The best-known lower bounds for the circuit class $\mathcal{TC}^0$ are only slightly super-linear. Similarly, the best-known algorithm for derandomization of this class is an algorithm for quantified derandomization (i.e., a weak type of derandomization) of circuits of slightly super-linear size. In this paper we show that even very mild quantitative improvements of either of the two foregoing results would already imply super-polynomial lower bounds for $\mathcal{TC}^0$. Specifically:

1. If for every $c>1$ and sufficiently large $d\in\mathbb{N}$ it holds that $n$-bit $\mathcal{TC}^0$ circuits of depth $d$ require $n^{1+c^{-d}}$ wires to compute certain $\mathcal{NC}^1$-complete functions, then $\mathcal{TC}^0\ne\mathcal{NC}^1$. In fact, even lower bounds for $\mathcal{TC}^0$ circuits of size $n^{1+c^{-d}}$ against these functions when $c>1$ is fixed and sufficiently small would yield lower bounds for polynomial-sized circuits. Lower bounds of the form $n^{1+c^{-d}}$ against these functions are already known, but for a fixed $c\approx2.41$ that is too large to yield new lower bounds via our results.

2. If there exists a deterministic algorithm that gets as input an $n$-bit $\mathcal{TC}^0$ circuit of depth $d$ and $n^{1+(1.61)^{-d}}$ wires, runs in time $2^{n^{o(1)}}$, and distinguishes circuits that accept at most $B(n)=2^{n^{1-(1.61)^{-d}}}$ inputs from circuits that reject at most $B(n)$ inputs, then $\mathcal{NEXP}\not\subseteq\mathcal{TC}^0$. An algorithm for this ``quantified derandomization'' task is already known, but it works only when the number of wires is $n^{1+c^{-d}}$, for $c>30$, and with a smaller $B(n)\approx2^{n^{1-(30/c)^{d}}}$.

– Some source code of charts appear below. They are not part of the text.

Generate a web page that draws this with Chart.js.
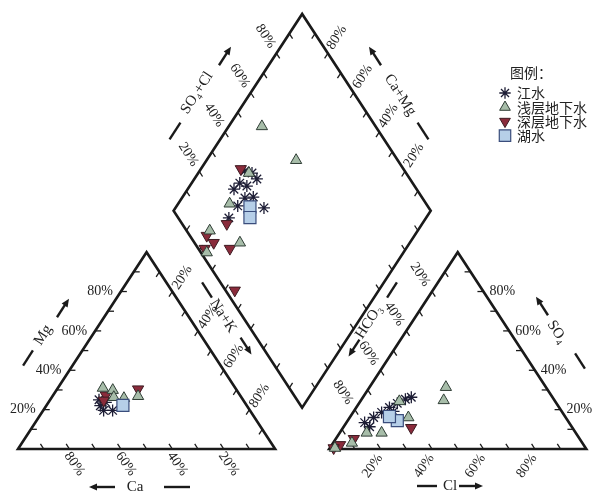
<!DOCTYPE html>
<html>
<head>
<meta charset="utf-8">
<script src="https://cdn.jsdelivr.net/npm/chart.js@4.4.1/dist/chart.umd.min.js"></script>
<style>
  html, body { margin: 0; padding: 0; background: #fff; }
  canvas { display: block; }
</style>
</head>
<body>
<canvas id="piper" width="596" height="495"></canvas>
<script>
// legend names
var groupNames = ['江水', '浅层地下水', '深层地下水', '湖水'];

// cation triangle, [Mg %, Na+K %]
var riverCation = [[23.7, 22.3], [19.6, 23.5], [19.6, 27.0], [22.0, 21.0], [25.0, 19.0]];
var shallowCation = [[29.9, 21.9], [26.3, 24.1], [25.8, 28.3], [26.8, 33.3], [31.0, 17.5]];
var deepCation = [[30.4, 31.5], [27.3, 20.5], [24.7, 21.0]];
var lakeCation = [[22.2, 29.7]];

// anion triangle, [SO4 %, Cl %]
var riverAnion = [[13.4, 7.1], [16.0, 9.3], [18.6, 11.1], [21.1, 12.9], [23.2, 14.9], [25.3, 17.0], [26.3, 18.8], [11.3, 10.1], [19.1, 15.5]];
var shallowAnion = [[31.4, 29.7], [24.7, 32.2], [24.2, 15.2], [16.0, 22.8], [8.2, 16.3], [8.2, 10.5], [3.1, 7.3], [0.5, 2.0]];
var deepAnion = [[10.8, 26.5], [5.2, 7.0], [2.1, 3.2], [0.5, 1.5]];
var lakeAnion = [[14.4, 19.3], [16.5, 15.2]];

// diamond, [Ca+Mg %, SO4+Cl %]
var riverDiamond = [[82.4, 37.8], [75.7, 40.5], [82.0, 29.0], [77.8, 34.8], [75.5, 31.0], [65.6, 35.9], [76.7, 19.7], [76.3, 26.2], [79.1, 40.1], [81.3, 32.8], [72.5, 34.5]];
var shallowDiamond = [[87.1, 55.8], [65.2, 60.5], [80.3, 38.9], [80.0, 23.6], [80.9, 9.0], [76.5, 2.3], [66.1, 17.7]];
var deepDiamond = [[84.5, 36.8], [76.0, 17.4], [80.8, 6.6], [76.3, 7.5], [68.5, 12.3], [56.0, 3.6], [78.3, 2.5]];
var lakeDiamond = [[71.3, 30.7], [68.6, 28.0]];

var tickLabels = [20, 40, 60, 80];

// piper geometry (triangle side = 1)
var GAP = 0.21, H = Math.sqrt(3) / 2;

function cationXY(p) { var m = p[0] / 100, n = p[1] / 100; return { x: n + m / 2, y: m * H }; }
function anionXY(p) { var s = p[0] / 100, c = p[1] / 100; return { x: 1 + GAP + c + s / 2, y: s * H }; }
function diamondXY(p) { var a = p[0] / 100, s = p[1] / 100; return { x: 1 + GAP / 2 + (s - a) / 2, y: GAP * H + (a + s) * H }; }
function allPoints(cat, an, dia) { return cat.map(cationXY).concat(an.map(anionXY), dia.map(diamondXY)); }

var SERIF = '"Liberation Serif", "DejaVu Serif", serif';
var CJK = '"Noto Sans CJK SC", sans-serif';

// edges: f(v) -> point in units, d = inward tick direction in units
var edges = [
  { f: function (v) { return cationXY([v * 100, 0]); }, d: { x: 1, y: 0 } },                  // Mg
  { f: function (v) { return cationXY([0, 100 - v * 100]); }, d: { x: -0.5, y: H } },         // Ca (base)
  { f: function (v) { return cationXY([100 - v * 100, v * 100]); }, d: { x: -0.5, y: -H } },  // Na+K
  { f: function (v) { return anionXY([100 - v * 100, 0]); }, d: { x: 0.5, y: -H } },          // HCO3
  { f: function (v) { return anionXY([v * 100, 100 - v * 100]); }, d: { x: -1, y: 0 } },      // SO4
  { f: function (v) { return anionXY([0, v * 100]); }, d: { x: -0.5, y: H } },                // Cl
  { f: function (v) { return diamondXY([100, v * 100]); }, d: { x: 0.5, y: -H } },            // SO4+Cl
  { f: function (v) { return diamondXY([v * 100, 100]); }, d: { x: -0.5, y: -H } },           // Ca+Mg
  { f: function (v) { return diamondXY([v * 100, 0]); }, d: { x: 0.5, y: H } },
  { f: function (v) { return diamondXY([0, v * 100]); }, d: { x: -0.5, y: H } }
];

// label placement per edge
var edgeLabels = [
  { e: 0, dx: -8, dy: 0, rot: 0, align: 'right' },
  { e: 1, dx: 5, dy: 15, rot: 55, align: 'center' },
  { e: 2, dx: 10, dy: -14, rot: -57, align: 'center' },
  { e: 3, dx: -12, dy: -17, rot: 57, align: 'center' },
  { e: 4, dx: 6, dy: 0, rot: 0, align: 'left' },
  { e: 5, dx: -8, dy: 17, rot: -55, align: 'center' },
  { e: 6, dx: -11, dy: -17, rot: 57, align: 'center' },
  { e: 7, dx: 9, dy: -16, rot: -57, align: 'center' }
];

// axis titles with dash and arrow (pixel layout)
var titles = [
  { text: 'Mg', x: 43, y: 335, rot: -57, dash: [28, 358, -57, 18], arrow: [63, 308, -57, 22] },
  { text: 'Ca', x: 135, y: 487, rot: 0, dash: [177, 487, 0, 26], arrow: [102, 487, 180, 26] },
  { text: 'Na+K', x: 223, y: 316, rot: 57, dash: [207, 290, 57, 18], arrow: [246, 346, 57, 20] },
  { text: 'SO\u2084+Cl', x: 197, y: 93, rot: -57, dash: [175, 131, -57, 20], arrow: [225, 56, -57, 22] },
  { text: 'Ca+Mg', x: 400, y: 95, rot: 57, dash: [423, 131, 57, 20], arrow: [375, 56, -123, 22] },
  { text: 'HCO\u2083', x: 369, y: 322, rot: -57, dash: [392, 290, -57, 18], arrow: [354, 348, 123, 20] },
  { text: 'SO\u2084', x: 557, y: 332, rot: 57, dash: [580, 361, 57, 18], arrow: [542, 306, -123, 22] },
  { text: 'Cl', x: 450, y: 486, rot: 0, dash: [427, 486, 0, 20], arrow: [471, 486, 0, 24] }
];

var styles = [
  { pointStyle: 'star', radius: 6, rotation: 0, fill: '#1d1d35', stroke: '#1d1d35', width: 1.3 },
  { pointStyle: 'triangle', radius: 6.5, rotation: 0, fill: '#a7bda9', stroke: '#2f3d35', width: 1 },
  { pointStyle: 'triangle', radius: 6.5, rotation: 180, fill: '#8a2b3b', stroke: '#3d1b22', width: 1 },
  { pointStyle: 'rect', radius: 8.5, rotation: 0, fill: '#b6cfe8', stroke: '#3a4d7c', width: 1.2 }
];

function drawText(ctx, text, x, y, rot, align, font) {
  ctx.save();
  ctx.translate(x, y);
  ctx.rotate(rot * Math.PI / 180);
  ctx.font = font;
  ctx.fillStyle = '#222';
  ctx.textAlign = align;
  ctx.textBaseline = 'middle';
  ctx.fillText(text, 0, 0);
  ctx.restore();
}

function drawDash(ctx, cx, cy, ang, len) {
  var r = ang * Math.PI / 180, ux = Math.cos(r), uy = Math.sin(r);
  ctx.beginPath();
  ctx.moveTo(cx - ux * len / 2, cy - uy * len / 2);
  ctx.lineTo(cx + ux * len / 2, cy + uy * len / 2);
  ctx.stroke();
}

function drawArrow(ctx, cx, cy, ang, len) {
  var r = ang * Math.PI / 180, ux = Math.cos(r), uy = Math.sin(r);
  var hx = cx + ux * len / 2, hy = cy + uy * len / 2;
  ctx.beginPath();
  ctx.moveTo(cx - ux * len / 2, cy - uy * len / 2);
  ctx.lineTo(hx - ux * 5, hy - uy * 5);
  ctx.stroke();
  ctx.beginPath();
  ctx.moveTo(hx, hy);
  ctx.lineTo(hx - ux * 8 - uy * 3.5, hy - uy * 8 + ux * 3.5);
  ctx.lineTo(hx - ux * 8 + uy * 3.5, hy - uy * 8 - ux * 3.5);
  ctx.closePath();
  ctx.fill();
}

var piperFrame = {
  id: 'piperFrame',
  beforeDraw: function (chart) {
    var ctx = chart.ctx;
    ctx.save();
    ctx.fillStyle = '#fff';
    ctx.fillRect(0, 0, chart.width, chart.height);
    ctx.restore();
  },
  beforeDatasetsDraw: function (chart) {
    var ctx = chart.ctx, xs = chart.scales.x, ys = chart.scales.y;
    var kx = xs.getPixelForValue(1) - xs.getPixelForValue(0);
    var ky = ys.getPixelForValue(0) - ys.getPixelForValue(1);
    function P(u) { return [xs.getPixelForValue(u.x), ys.getPixelForValue(u.y)]; }

    ctx.save();
    ctx.strokeStyle = '#1a1a1a';
    ctx.fillStyle = '#1a1a1a';
    ctx.lineCap = 'round';
    ctx.lineJoin = 'miter';

    // outlines
    ctx.lineWidth = 2.6;
    var shapes = [
      [cationXY([0, 0]), cationXY([0, 100]), cationXY([100, 0])],
      [anionXY([0, 0]), anionXY([0, 100]), anionXY([100, 0])],
      [diamondXY([0, 0]), diamondXY([100, 0]), diamondXY([100, 100]), diamondXY([0, 100])]
    ];
    shapes.forEach(function (s) {
      ctx.beginPath();
      s.forEach(function (u, i) { var p = P(u); if (i) ctx.lineTo(p[0], p[1]); else ctx.moveTo(p[0], p[1]); });
      ctx.closePath();
      ctx.stroke();
    });

    // ticks every 10 %
    ctx.lineWidth = 1.3;
    ctx.lineCap = 'butt';
    edges.forEach(function (e) {
      var dx = e.d.x * kx, dy = -e.d.y * ky, n = Math.sqrt(dx * dx + dy * dy);
      dx = dx / n * 6; dy = dy / n * 6;
      for (var i = 1; i < 10; i++) {
        var p = P(e.f(i / 10));
        ctx.beginPath();
        ctx.moveTo(p[0], p[1]);
        ctx.lineTo(p[0] + dx, p[1] + dy);
        ctx.stroke();
      }
    });

    // percent labels
    edgeLabels.forEach(function (l) {
      tickLabels.forEach(function (t) {
        var p = P(edges[l.e].f(t / 100));
        drawText(ctx, t + '%', p[0] + l.dx, p[1] + l.dy, l.rot, l.align, '14px ' + SERIF);
      });
    });

    // titles
    ctx.lineWidth = 2.4;
    titles.forEach(function (t) {
      drawText(ctx, t.text, t.x, t.y, t.rot, 'center', '15px ' + SERIF);
      drawDash(ctx, t.dash[0], t.dash[1], t.dash[2], t.dash[3]);
      drawArrow(ctx, t.arrow[0], t.arrow[1], t.arrow[2], t.arrow[3]);
    });
    ctx.restore();
  },
  afterDraw: function (chart) {
    var ctx = chart.ctx;
    ctx.save();
    drawText(ctx, '图例：', 510, 73, 0, 'left', '14px ' + CJK);
    groupNames.forEach(function (name, i) {
      var y = 93 + i * 14.2, s = styles[i];
      ctx.fillStyle = s.fill;
      ctx.strokeStyle = s.stroke;
      ctx.lineWidth = s.width;
      Chart.helpers.drawPoint(ctx, { pointStyle: s.pointStyle, radius: s.radius * 0.95, rotation: s.rotation, borderWidth: s.width }, 505, y);
      drawText(ctx, name, 517, y, 0, 'left', '14px ' + CJK);
    });
    ctx.restore();
  }
};

var groupData = [
  allPoints(riverCation, riverAnion, riverDiamond),
  allPoints(shallowCation, shallowAnion, shallowDiamond),
  allPoints(deepCation, deepAnion, deepDiamond),
  allPoints(lakeCation, lakeAnion, lakeDiamond)
];
var drawOrder = [3, 1, 2, 0];

var piperChart = new Chart(document.getElementById('piper'), {
  type: 'scatter',
  data: {
    datasets: groupNames.map(function (name, i) {
      var s = styles[i];
      return {
        label: name,
        data: groupData[i],
        order: drawOrder[i],
        clip: false,
        pointStyle: s.pointStyle,
        pointRadius: s.radius,
        pointRotation: s.rotation,
        pointBackgroundColor: s.fill,
        pointBorderColor: s.stroke,
        pointBorderWidth: s.width,
        backgroundColor: s.fill,
        borderColor: s.stroke
      };
    })
  },
  options: {
    animation: false,
    responsive: false,
    devicePixelRatio: 1,
    events: [],
    layout: { padding: { left: 18, right: 9, top: 14, bottom: 46 } },
    plugins: { legend: { display: false }, tooltip: { enabled: false } },
    scales: {
      x: { type: 'linear', min: 0, max: 2 + GAP, display: false },
      y: { type: 'linear', min: 0, max: (2 + GAP) * H, display: false }
    }
  },
  plugins: [piperFrame]
});
</script>
</body>
</html>
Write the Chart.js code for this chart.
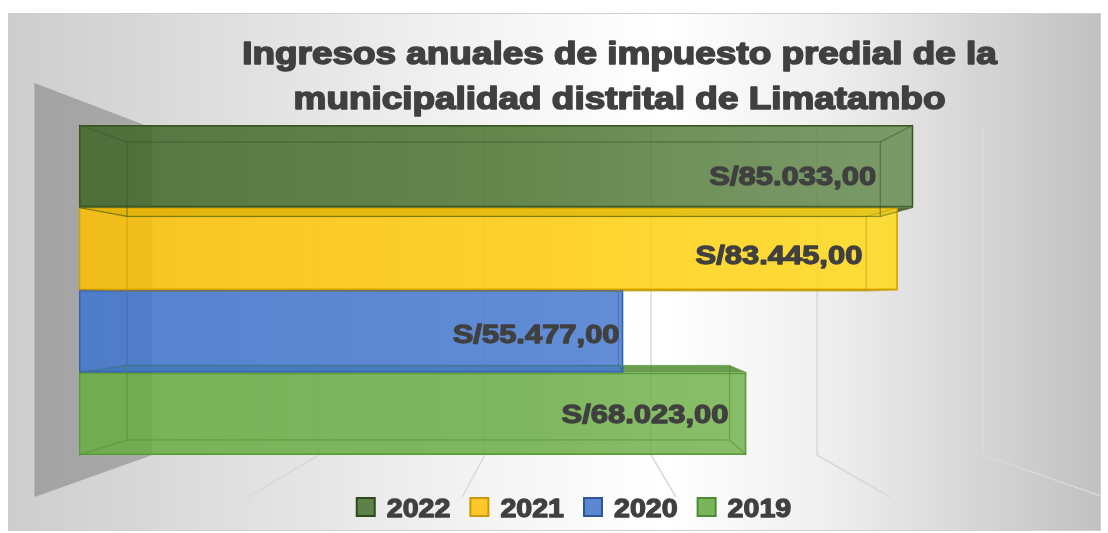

Intuitively, the ``takeaway'' message from our work is that the gap between currently-known results and results that would suffice to get super-polynomial lower bounds for $\mathcal{TC}^0$ boils down to the precise constant $c>1$ in the bound $n^{1+c^{-d}}$ on the number of wires. Our results improve previous results of Allender and Kouck\'y (2010) and of the second author (2018), respectively, whose hypotheses referred to circuits with $n^{1+c/d}$ wires (rather than $n^{1+c^{-d}}$ wires). We also prove results similar to two results above for other circuit classes (i.e., $\mathcal{ACC}^0$ and $\mathcal{CC}^0$).